This composition of disparate compounds achieves a powerful immunostimulant, boosting the efficacy of a wide variety of vaccines. Vaccines are an invaluable public health measure, crucial for fighting pandemics, child mortality, and cancer. Estimates suggest childhood vaccinations have saved over 100 million lives in the last 50 years. Vaccines are also emerging as weapons against cancer thanks to their ability to stimulate the immune system to attack tumors. The core of a vaccine is the antigen, a derivative of an infectious agent the immune system learns to recognize. However, the vaccine or antigen alone typically does not attract enough attention from the immune system to create a lasting immune response or memory. To overcome this problem, adjuvants, compounds that boost vaccines to induce a strong immune response, are widely applied alongside vaccines to achieve lasting immune memory. But the utility of each adjuvant is often specific to a single vaccine.

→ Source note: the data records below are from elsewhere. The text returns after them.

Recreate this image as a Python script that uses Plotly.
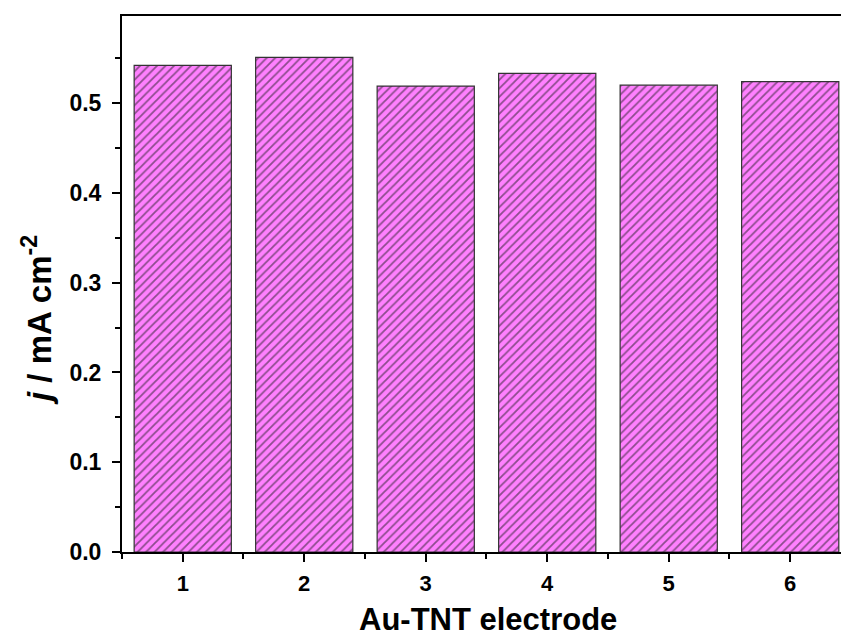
import plotly.graph_objects as go

electrodes = [1, 2, 3, 4, 5, 6]
current_density = [0.542, 0.551, 0.519, 0.533, 0.520, 0.524]

tick_vals_y = [0.0, 0.1, 0.2, 0.3, 0.4, 0.5]
tick_text_y = ["0.0", "0.1", "0.2", "0.3", "0.4", "0.5"]

fig = go.Figure()
fig.add_trace(go.Bar(
    x=electrodes,
    y=current_density,
    width=0.8,
    marker=dict(
        color="#FF80FF",
        line=dict(color="#333333", width=1.2),
        pattern=dict(shape="/", fgcolor="#1a1a1a", bgcolor="#FF80FF", size=6, solidity=0.3),
    ),
    showlegend=False,
))

font_family = "Liberation Sans, Arial, sans-serif"

fig.update_layout(
    width=841, height=640,
    margin=dict(l=122, r=0, t=16, b=88),
    plot_bgcolor="white", paper_bgcolor="white",
    font=dict(family=font_family, color="black"),
    xaxis=dict(
        range=[0.5, 6.418],
        tickvals=electrodes,
        ticktext=[str(e) for e in electrodes],
        ticks="outside", ticklen=8, tickwidth=2, tickcolor="black",
        minor=dict(dtick=0.5, tick0=0.5, ticks="outside", ticklen=5, tickwidth=2, tickcolor="black"),
        showline=True, linewidth=2, linecolor="black", mirror=True,
        showgrid=False, zeroline=False,
        tickfont=dict(size=22, family=font_family, weight="bold"),
        ticklabelstandoff=3,
    ),
    yaxis=dict(
        range=[0, 0.597],
        tickvals=tick_vals_y,
        ticktext=tick_text_y,
        ticks="outside", ticklen=8, tickwidth=2, tickcolor="black",
        minor=dict(dtick=0.05, tick0=0, ticks="outside", ticklen=5, tickwidth=2, tickcolor="black"),
        showline=True, linewidth=2, linecolor="black", mirror=False,
        showgrid=False, zeroline=False,
        tickfont=dict(size=23, family=font_family, weight="bold"),
        ticklabelstandoff=6,
    ),
)

# plot area: x 122..841, y 16..552 (height 536)
fig.add_annotation(
    text="<b><i>j</i> / mA cm<sup>-2</sup></b>",
    textangle=-90,
    xref="paper", yref="paper",
    x=(37 - 122) / 719, y=(552 - 320) / 536,
    xanchor="center", yanchor="middle",
    showarrow=False,
    font=dict(size=33, family=font_family, color="black"),
)

fig.add_annotation(
    text="<b>Au-TNT electrode</b>",
    xref="paper", yref="paper",
    x=(488 - 122) / 719, y=(552 - 619) / 536,
    xanchor="center", yanchor="middle",
    showarrow=False,
    font=dict(size=31, family=font_family, color="black"),
)

fig.write_html(
    "out.html",
    config={"displayModeBar": False},
    post_script="document.body.style.margin='0px';document.documentElement.style.overflow='hidden';",
)
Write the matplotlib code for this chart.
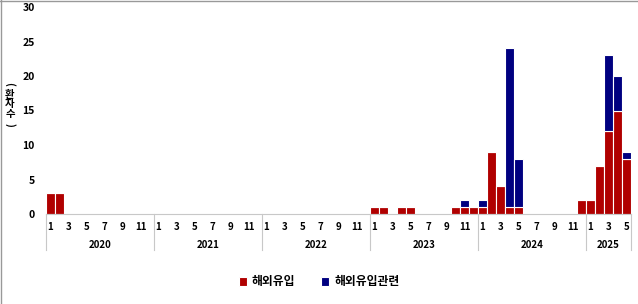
import numpy as np
import matplotlib.pyplot as plt
from matplotlib.lines import Line2D

plt.rcParams['font.family'] = ['Noto Sans CJK KR', 'DejaVu Sans']

# monthly counts, 2020-01 .. 2025-05
years = [2020, 2021, 2022, 2023, 2024, 2025]
months_per_year = [12, 12, 12, 12, 12, 5]

imported = [3, 3, 0, 0, 0, 0, 0, 0, 0, 0, 0, 0,   # 2020
            0, 0, 0, 0, 0, 0, 0, 0, 0, 0, 0, 0,   # 2021
            0, 0, 0, 0, 0, 0, 0, 0, 0, 0, 0, 0,   # 2022
            1, 1, 0, 1, 1, 0, 0, 0, 0, 1, 1, 1,   # 2023
            1, 9, 4, 1, 1, 0, 0, 0, 0, 0, 0, 2,   # 2024
            2, 7, 12, 15, 8]                      # 2025
related = [0] * 12 + [0] * 12 + [0] * 12 + \
          [0, 0, 0, 0, 0, 0, 0, 0, 0, 0, 1, 0] + \
          [1, 0, 0, 23, 7, 0, 0, 0, 0, 0, 0, 0] + \
          [0, 0, 11, 5, 1]

labels = ['해외유입', '해외유입관련']
y_title = '(환자수)'
red = '#B00000'
navy = '#000080'

imported = np.array(imported)
related = np.array(related)
x = np.arange(len(imported))

fig = plt.figure(figsize=(6.38, 3.04), dpi=100)
ax = fig.add_axes([46 / 638, 1 - 214 / 304, 585 / 638, 207 / 304])

ax.bar(x, imported, width=1.0, color=red, edgecolor='white', linewidth=0.8, label=labels[0])
ax.bar(x, related, bottom=imported, width=1.0, color=navy, edgecolor='white', linewidth=0.8, label=labels[1])

ax.set_xlim(-0.5, len(x) - 0.5)
ax.set_ylim(0, 30)
ax.set_yticks(range(0, 31, 5))
ax.tick_params(axis='y', length=0, labelsize=7.5, pad=8)
for t in ax.get_yticklabels():
    t.set_fontweight('bold')

# month ticks: odd months
tick_pos, tick_lab = [], []
start = 0
for y, n in zip(years, months_per_year):
    for m in range(1, n + 1, 2):
        tick_pos.append(start + m - 1)
        tick_lab.append(str(m))
    start += n
ax.set_xticks(tick_pos)
ax.set_xticklabels(tick_lab, fontsize=7, fontweight='bold')
ax.tick_params(axis='x', length=0, pad=6)

for s in ['top', 'right', 'left']:
    ax.spines[s].set_visible(False)
ax.spines['bottom'].set_color('#c8c8c8')

# year labels and separators
start = 0
trans = ax.get_xaxis_transform()
for y, n in zip(years, months_per_year):
    ax.add_line(Line2D([start - 0.5, start - 0.5], [0, -0.175], transform=trans,
                       color='#c8c8c8', lw=0.8, clip_on=False))
    ax.text(start + n / 2 - 0.5, -0.15, str(y), transform=trans, ha='center', va='center',
            fontsize=7, fontweight='bold')
    start += n
ax.add_line(Line2D([start - 0.5, start - 0.5], [0, -0.175], transform=trans,
                   color='#c8c8c8', lw=0.8, clip_on=False))

# stacked vertical y title: upright hangul, rotated parentheses
ys = [84, 94.5, 104.5, 114.5, 125]
for ch, yp in zip(y_title, ys):
    rot = 270 if ch in '()' else 0
    fig.text(10 / 638, 1 - yp / 304, ch, rotation=rot, ha='center', va='center',
             fontsize=7.5, fontweight='bold')

fig.legend(loc='center', bbox_to_anchor=(0.5, 1 - 282 / 304), ncol=2, frameon=False,
           prop={'size': 8.5, 'weight': 'bold'}, handlelength=0.7, handleheight=0.7,
           columnspacing=2.2, handletextpad=0.4)

# thin border on top and left like the source image
fig.add_artist(Line2D([0, 1], [0.998, 0.998], color='#999999', lw=1, transform=fig.transFigure))
fig.add_artist(Line2D([0.001, 0.001], [0, 1], color='#999999', lw=1, transform=fig.transFigure))

fig.savefig('out.png', dpi=100)
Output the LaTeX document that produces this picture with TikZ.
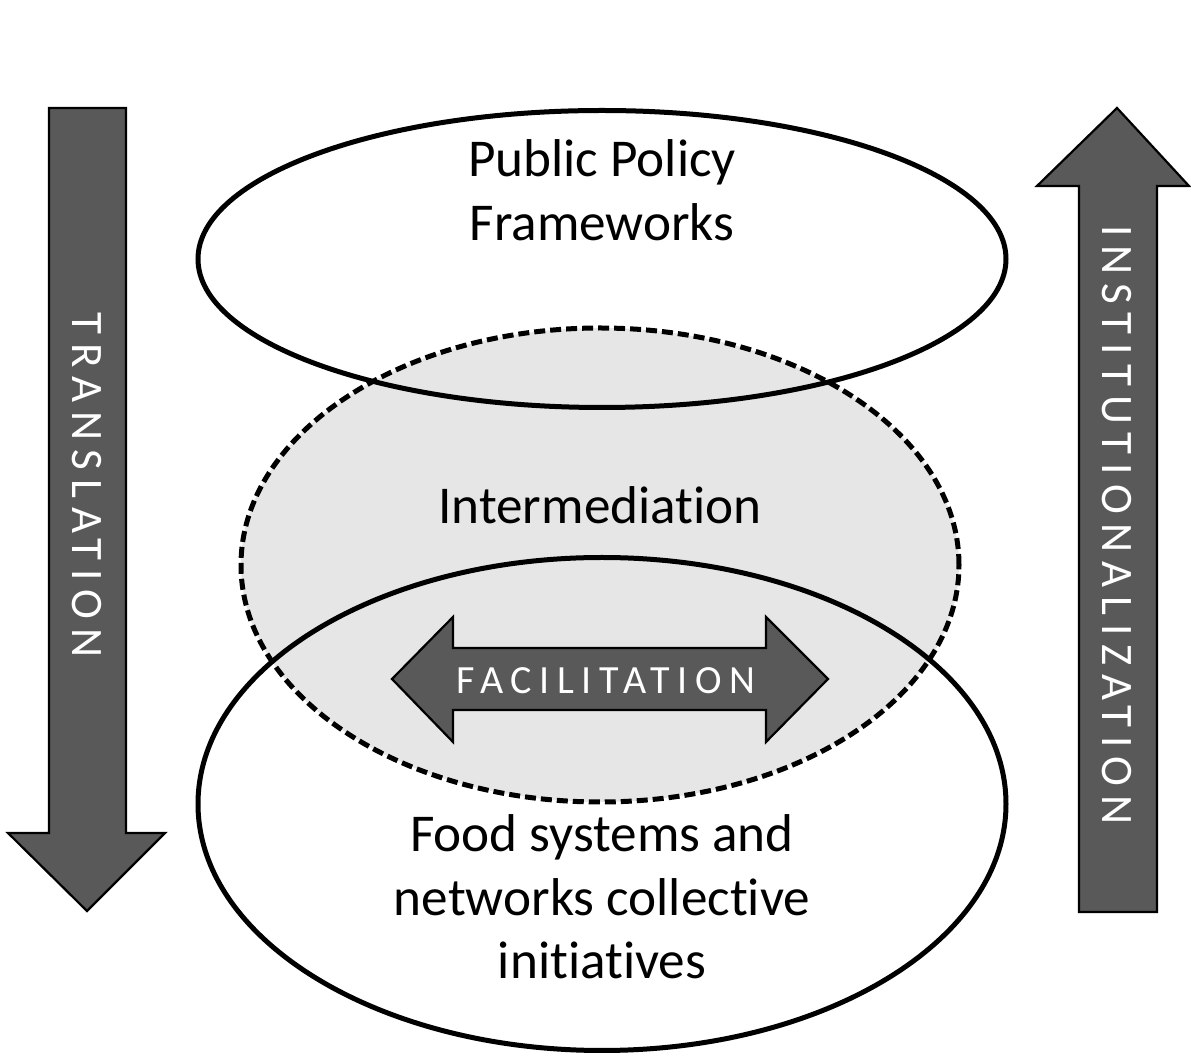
\documentclass[tikz,border=0pt]{standalone}
\usepackage{fontspec}
\setmainfont{Carlito}[Ligatures=NoCommon]
\usetikzlibrary{shapes.geometric}
\definecolor{arrowgray}{HTML}{595959}
\definecolor{midgray}{HTML}{E6E6E6}
\begin{document}
\begin{tikzpicture}[x=0.5pt,y=-0.5pt,
  oval/.style={ellipse, draw=black, line width=2.5pt, inner sep=0pt},
  blockarrow/.style={fill=arrowgray, draw=black, line width=1.1pt, line join=miter},
  spaced/.style={text=white, inner sep=0pt, anchor=center, font=\fontsize{22.5}{27}\selectfont\addfontfeatures{LetterSpace=20}},
  spacedsmall/.style={text=white, inner sep=0pt, anchor=center, font=\fontsize{20}{24}\selectfont\addfontfeatures{LetterSpace=19}},
  txt/.style={font=\fontsize{26.6}{31.8}\selectfont, align=center, inner sep=0pt}]
\useasboundingbox (0,0) rectangle (1191,1058);
% ellipses
\node[oval, fill=midgray, dash pattern=on 5.5pt off 2.5pt, minimum width=359pt, minimum height=237pt] (mid) at (600,565) {};
\node[oval, minimum width=404pt, minimum height=148.5pt] (top) at (602,259) {};
\node[oval, minimum width=404pt, minimum height=246.5pt] (bot) at (602,804) {};
% block arrows
\draw[blockarrow] (49,108) -- (126,108) -- (126,833) -- (165,833) -- (87,911) -- (8,833) -- (49,833) -- cycle;
\draw[blockarrow] (1079,912) -- (1157,912) -- (1157,186) -- (1189,186) -- (1117,108) -- (1037,186) -- (1079,186) -- cycle;
\draw[blockarrow] (392,679) -- (453,617) -- (453,648) -- (766,648) -- (766,617) -- (828,679) -- (766,742) -- (766,710) -- (453,710) -- (453,742) -- cycle;
% texts
\node[txt] (pp) at (602,190) {Public Policy\\Frameworks};
\node[txt] (im) at (600,505) {Intermediation};
\node[txt] (fs) at (602,897) {Food systems and\\networks collective\\initiatives};
\node[spacedsmall] (fac) at (606,681) {FACILITATION};
\node[spaced, rotate=-90] (tr) at (87,485) {TRANSLATION};
\node[spaced, rotate=-90] (inst) at (1117,525) {INSTITUTIONALIZATION};
\end{tikzpicture}
\end{document}
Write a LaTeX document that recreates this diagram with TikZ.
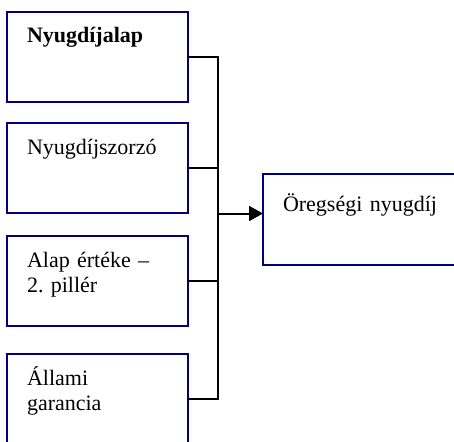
\documentclass[tikz,border=0pt]{standalone}
\usepackage{fontspec}
\setmainfont{Liberation Serif}
\usetikzlibrary{arrows.meta,positioning}
\definecolor{boxblue}{RGB}{0,0,128}
\frenchspacing

\begin{document}
\begin{tikzpicture}[
  x=1pt, y=-1pt,
  font=\fontsize{22}{25}\selectfont,
  src/.style={draw=boxblue, line width=2pt, outer sep=0pt, anchor=north west, inner xsep=20pt, inner ysep=0pt, text width=141pt, align=left, text height=31pt, text depth=59pt},
  res/.style={src, text width=220pt, text height=37pt, text depth=54pt},
  conn/.style={line width=2pt},
  arr/.style={conn, -{Triangle[length=14pt,width=15pt]}},
]
  \clip (0,0) rectangle (454,441);

  \node[src] (base) at (7,12) {\textbf{Nyugdíjalap}};
  \node[src] (factor) at (7,123) {Nyugdíjszorzó};
  \node[src] (fund) at (7,236) {Alap értéke --\\2. pillér};
  \node[src] (state) at (7,354) {Állami\\garancia};

  \node[res] (pension) at (263,174) {Öregségi nyugdíj};

  \coordinate (bus) at ([xshift=30pt]base.east);

  \draw[conn] (base.east) -- (base.east -| bus) -- (state.east -| bus) -- (state.east);
  \draw[conn] (factor.east) -- (factor.east -| bus);
  \draw[conn] (fund.east) -- (fund.east -| bus);
  \draw[arr] ([yshift=6pt]pension.west -| bus) -- ([yshift=6pt]pension.west);
\end{tikzpicture}
\end{document}
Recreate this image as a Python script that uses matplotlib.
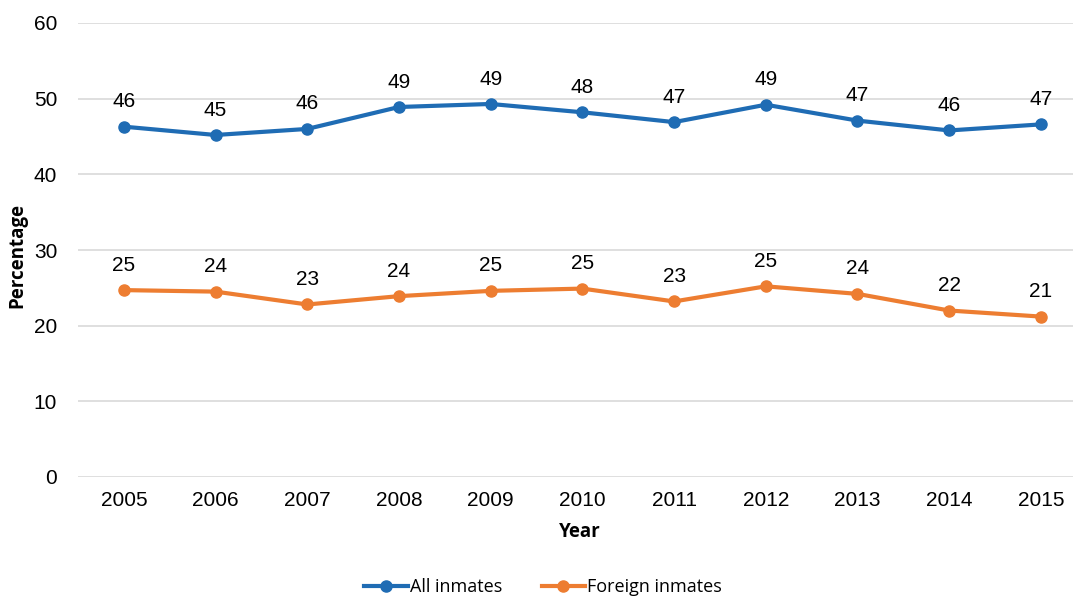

Researchers at the University of Florida have developed a new type of vaccine adjuvants by covalently bonding two distinct immunostimulant compounds, monophosphoryl lipid A (MPLA) and either 2,4-dinitrophenyl (DNP) or rhamnose that triggers two different immune response pathways. The concerted effect of these two immunostimulants promises the conjugate adjuvants with robust efficacy and broad applicability to boost vaccines that prevent viral and bacterial infections and treat cancer.
Activates a strong immune response a vaccine to create immune memory to infectious diseases or initiate an immune attack against cancerous cells
Compounds that help vaccines provoke immune responses in humans, known as adjuvants, are of great interest for biomedical applications. Vaccines alone typically do not stimulate the immune system enough by themselves to create a strong and lasting immune response, so adjuvants are necessary to achieve long-term benefits. Cancer immunotherapies are another emerging technology relying on adjuvants to achieve a strong immune response to kill cancer cells.
Monophosphoryl lipid A (MPLA) and 2,4-dinitrophenyl (DNP) are two effective adjuvants. MPLA, being derived from bacteria, activates the antibacterial response pathway through its interaction with the toll-like receptor 4 (TLR4), a protein designed to recognize foreign antigens, including certain bacteria, e.g., Gram-negative bacteria. For its part, DNP can recruit its corresponding endogenous antibodies in the immune system, which in turn bind to the Fc receptors of immune cells to initiate a cytotoxic response to the incursion. The sugar rhamnose can also substitute for DNP to serve the same purpose, as it activates the same antibody-Fc receptor pathway while also providing the additional benefit of combatting tumor, making it a doubly effective ingredient in cancer immunotherapy. As a result, the covalent linkage of DNP or rhamnose with MPLA produces a multiplicative impact on the potency of the conjugate adjuvants.